The Washington Capitals checked off two items from their offseason to-do list over the weekend in Pittsburgh, using 10 of their 11 draft picks to stockpile the farm system, and using the 11th pick to acquire a second-line center for next season, acquiring Mike Ribeiro from Dallas Friday.
Now, with the draft and trade talk in the rear-view mirror, Capitals General Manager George McPhee has one big item coming up next: selecting the team's next head coach.
"We're going to switch gears [after the draft] and get back to that," McPhee said Friday night. While McPhee didn't set a specific timetable for the hire, with free agency opening on July 1 and development camp slated to begin on July 9, it seems that the hire will be made in short order.
"We've talked to a lot of people," he said. "We've exhausted the process and we're done with all of the interviews and we're going to have to make a decision in the next little while."

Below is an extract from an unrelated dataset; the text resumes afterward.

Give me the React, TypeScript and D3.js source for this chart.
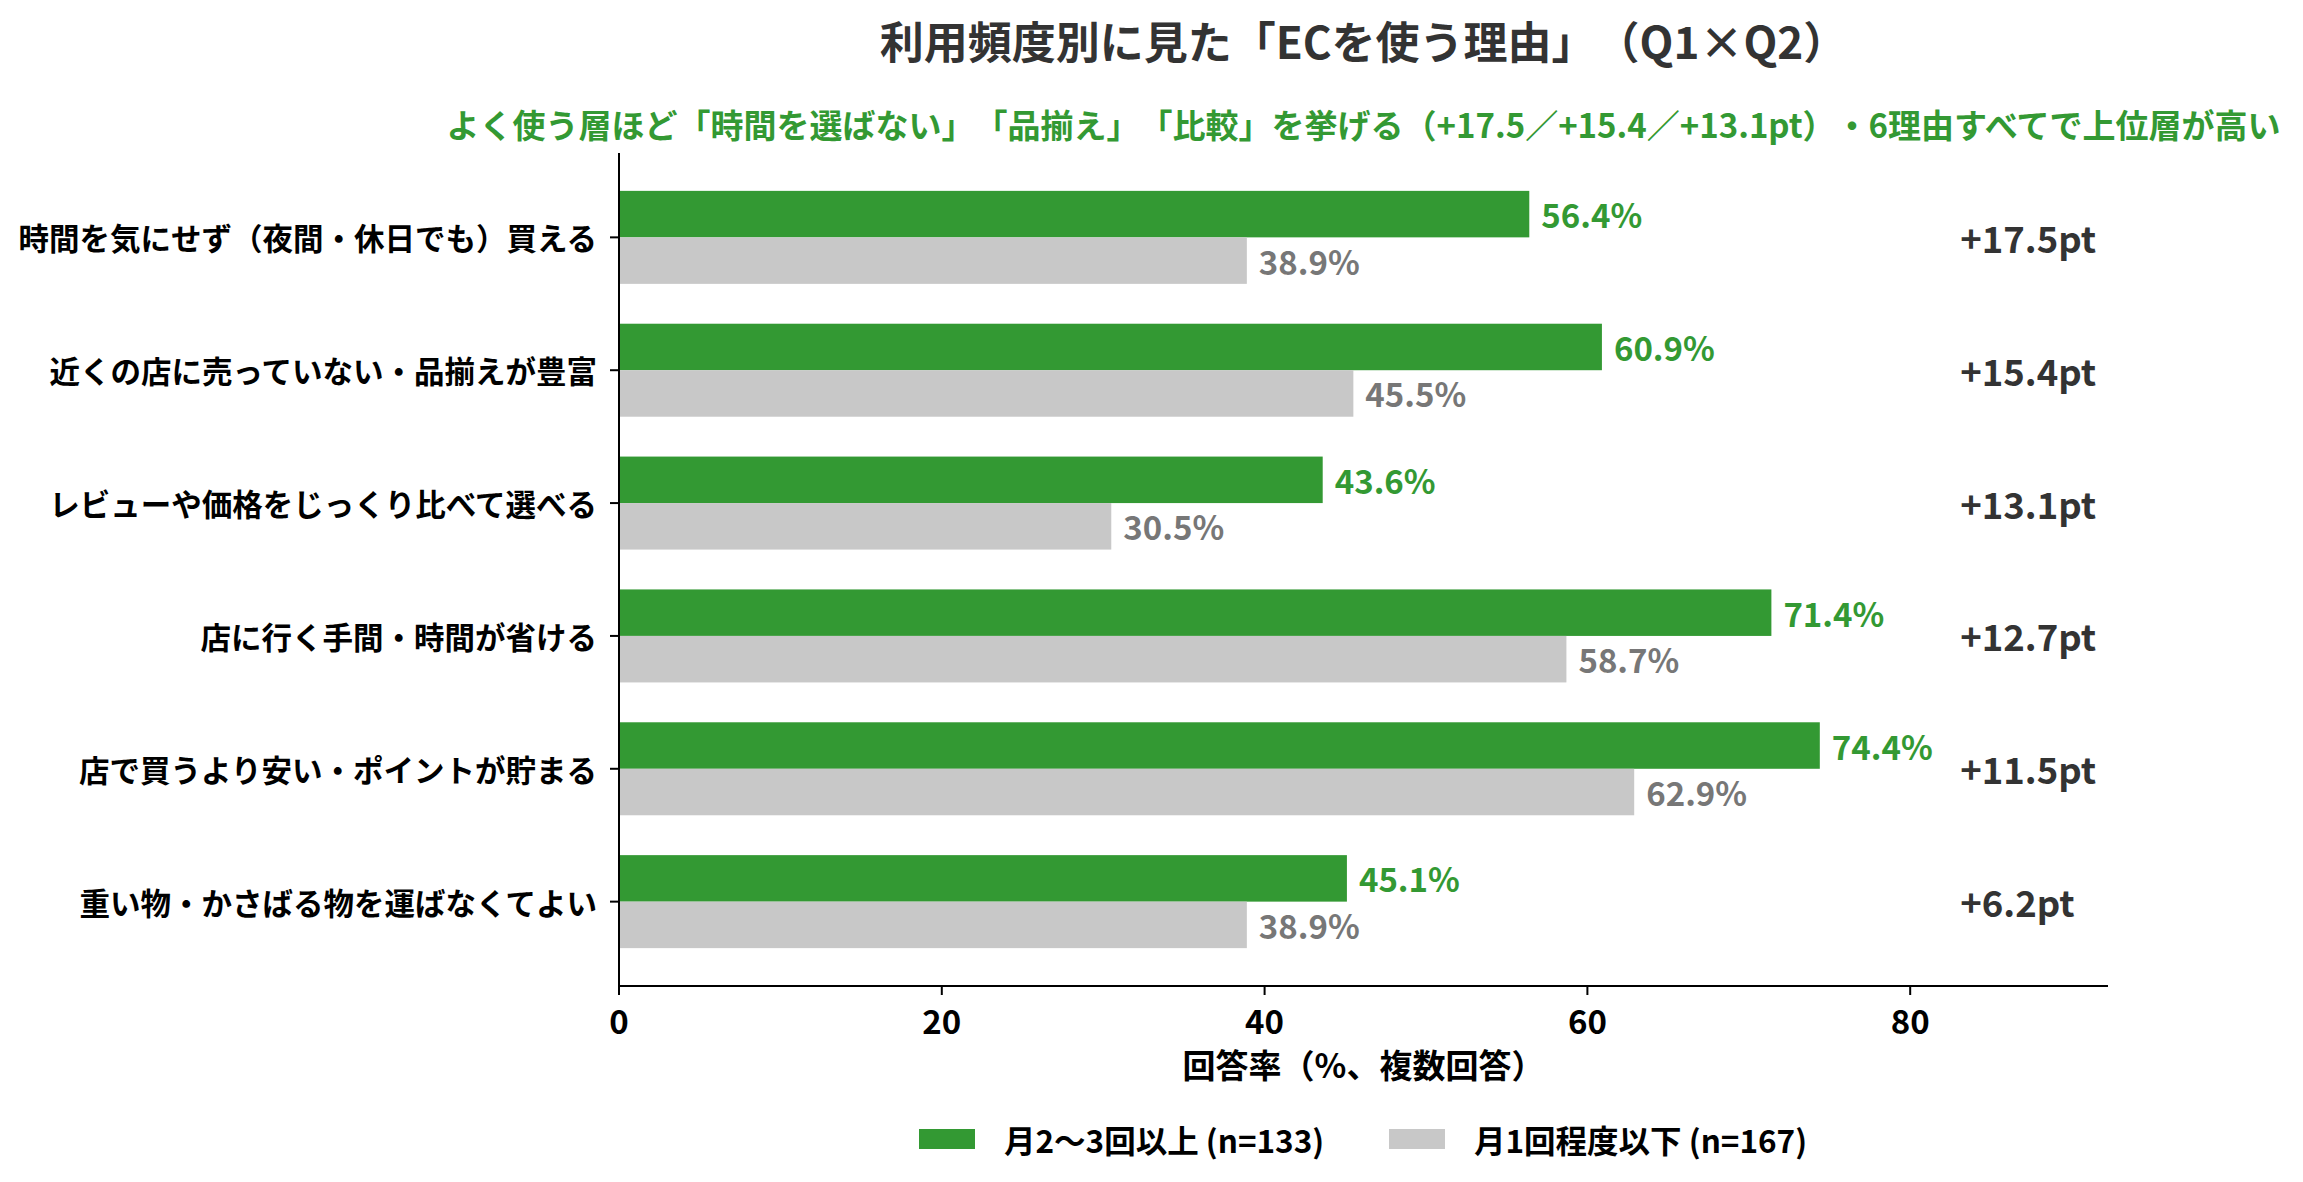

With over a month gone since Dale Hunter announced he wouldn't return for the 2012-13 season, and McPhee narrowing down a number of candidates having interviewed for the vacancy, the list reportedly is centering around three names, one NHL assistant, one AHL head coach, and a former NHL assistant.
The most familiar name to Capitals fans reportedly in contention is former Washington center Adam Oates, who has spent the last three seasons as an assistant coach with Tampa Bay and New Jersey.
Oates, who turns 50 this summer, has served as the Devils' assistant - under three different coaches - the last two seasons. Oates came to New Jersey with John MacLean to begin the 2010-11 season, then after MacLean was fired due to the Devils' poor perfomance, Oates stayed on with replacement Jacques Lemaire to close the campaign. He was retained under new coach Pete DeBoer this season, and Oates helped the Devils rebound from a difficult season nicely, reaching the Stanley Cup Final for the first time since 2003.
Oates' biggest strength as a potential head coach is his ample hockey knowledge. DeBoer gave Oates credit this season for helping the Devils select shootout lineups, and New Jersey was the league's best shootout club this season with a 16-6 mark. Oates also has a history with the team and McPhee, as he played in Washington from 1997 to 2002 - all but one full year coming under McPhee, and was one of the team's assistant captains during the team's 1998 Stanley Cup playoff run.
Still, Oates hasn't been a head coach at any level in his three-year stint behind the bench, and with a roster expected to advance deep in the postseason, there wouldn't be a big learning curve with Washington as he might get with other rebuilding clubs.
Another candidate rumored to have strong consideration is former Blackhawks assistant coach Mike Haviland, who was fired in May by head coach Joel Quenneville, with the head coach citing dysfunction as the reason for the surprising move.
Haviland has had head coaching experience in the minors, winning the ECHL's Kelly Cup in 2004-05 with the Trenton Titans, and also having coached Chicago's AHL affiliates in Norfolk and Rockford before getting promoted to an assistant coach with Chicago in 2008. Haviland was an assistant with the Blackhawks' 2010 Stanley Cup team, and is credited with the development of some of Chicago's young stars who helped achieve that championship.
With a key aspect of the Capitals' job being able to help keep the improved team focus that Dale Hunter helped install during the postseason, it would probably be trickier for Haviland to translate that same methodology to Washington, with only ex-Blackhawk Troy Brouwer being familiar with Haviland's methods and not coming in with the respect in the locker room that Hunter brought in.
One dark-horse candidate who has gotten attention in recent weeks is Jon Cooper, who has an impressive 94-44-18 record in two seasons with Norfolk. Cooper's Admirals had an amazing run to cap this past season, going 43-3 after February 5 en route to the franchise's first Calder Cup this spring. With the Admirals gaining the attention of the hockey world with their run, so too has Cooper's name gotten increased consideration for NHL jobs.
Like Haviland, earning the team's respect will be crucial for Washington's new coach, and he will need to translate the success he had in the American League to the next level.
While the three men reportedly under consideration have no NHL head coaching experience between them, neither has any coach McPhee has hired since 1997, with Bruce Cassidy, Glen Hanlon, Bruce Boudreau and Dale Hunter not having any NHL experience before becoming Washington's head coach.
Trying to find the right fit for his team and his players is what is making it a long process for McPhee, although he has said he enjoys the extra time the offseason allows to hire a new coach.
"The issue is not trying to find a competent guy," McPhee said. "I'm confident there are lots of them. It's which one is best."
And, after over a month of speculation, it appears sooner than later Capitals' fans will know McPhee's decision.